In the tiny locker room behind him the Dolphins players celebrated their division championship with a zeal few NFL teams have shown in similar situations. Players stared with wonder at the gray division champions caps they were given by team officials. Some stood at their lockers posing with silly grins, holding up their hats. A group of linebackers stood together with arms crossed against their chests in menacing poses. At one point, as the Dolphins diminutive, first-year coach Tony Sparano stood at a lectern gushing about his team, screams of elation came from the other side of a wooden wall.
"Oh, I'm tremendously emotional about it," Sparano said as something or someone in the locker room banged against the wall, causing people to look up wondering if it might cave in.
But who could blame the Dolphins if it did. Last season they were the NFL's worst team, the joke of the league. It took a late-season victory against the Baltimore Ravens to ensure they wouldn't finish the year winless. Even still, the Dolphins' 1-15 record glared as a colossal humiliation. A mark so bad that it cost former general manager Randy Mueller and coach Cam Cameron their jobs. In came former Jets coach Bill Parcells to run things. He hired Sparano, changed much of the roster and then signed Pennington after the Jets released him upon their signing of Favre.
Parcells has a record of turning teams around quickly. Still no one could have seen this coming, a run in which the Dolphins won nine of their last 10 games to win the division in a tiebreaker over the New England Patriots.
"Imagine where we were last year, 1-15," Dolphins defensive end Vonnie Holliday said. "Words can't even describe what that feels like right now."
After the game, Holliday said, he broke down in tears.
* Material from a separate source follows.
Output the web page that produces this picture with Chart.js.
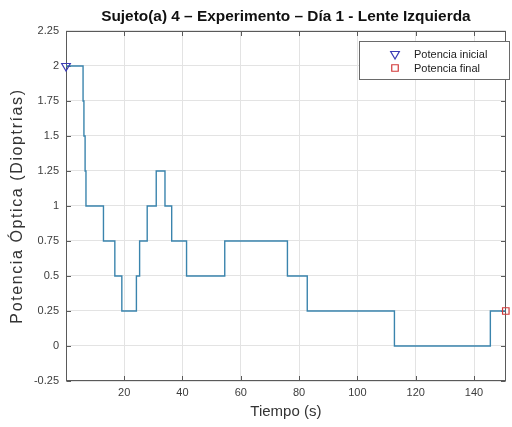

They might all have. Davone Bess, a rookie wide receiver from Hawaii, said he can "still see the pain in guys eyes," when they talk about last season. The taste of the 1-15 season is still that raw.
Then Pennington arrived, as worn as them all, having been hailed as the future, then booed and scorned and mocked for much of a decade in New York. A week into training camp, as Pennington was supposed to be competing to be the Jets starter, they traded for Favre. Pennington was cast away in the transaction. The Dolphins signed him the next day. And things took off almost immediately.
"Who comes to the team one day and the next is designated as a captain?" asked defensive tackle Jason Ferguson. "I mean, no one."
And as their captain Pennington has led this motley team to a place none of them could have imagined, relying on short, accurate passes and a dedication to not making mistakes. He went the whole year with just seven interceptions.
Sunday was no different as he passed for 200 yards and two touchdowns that were both perfectly thrown out of the reach of Jets defenders.
Favre was as reckless as Pennington was controlled. Favre threw for more yards, 233, but was intercepted three times -- the last coming when he fired a ball at wide receiver Laveranues Coles, who never even saw the pass. It killed a great chance the Jets had to tie the game not long before its end.
After the game, Favre did not stick around to shake hands and savor what might well have been his last game. He sprinted off the field, his helmet still strapped on. He looked nothing like the player who had dazzled football for much of the past two decades with his wild, out-of-control style that always seemed to work. Sunday, as in the past few weeks as the Jets went from 8-3 and certain division champions to 9-7 and out of the playoffs, his wildness betrayed him.
Later, when asked if he was considering retiring, he shrugged and said he wasn't sure, that there was an immediate, "emotional" decision and that he shouldn't let that be the answer now. He said he needs time to think.
On the day of Chad Pennington's redemption, it was assured he would have plenty of that.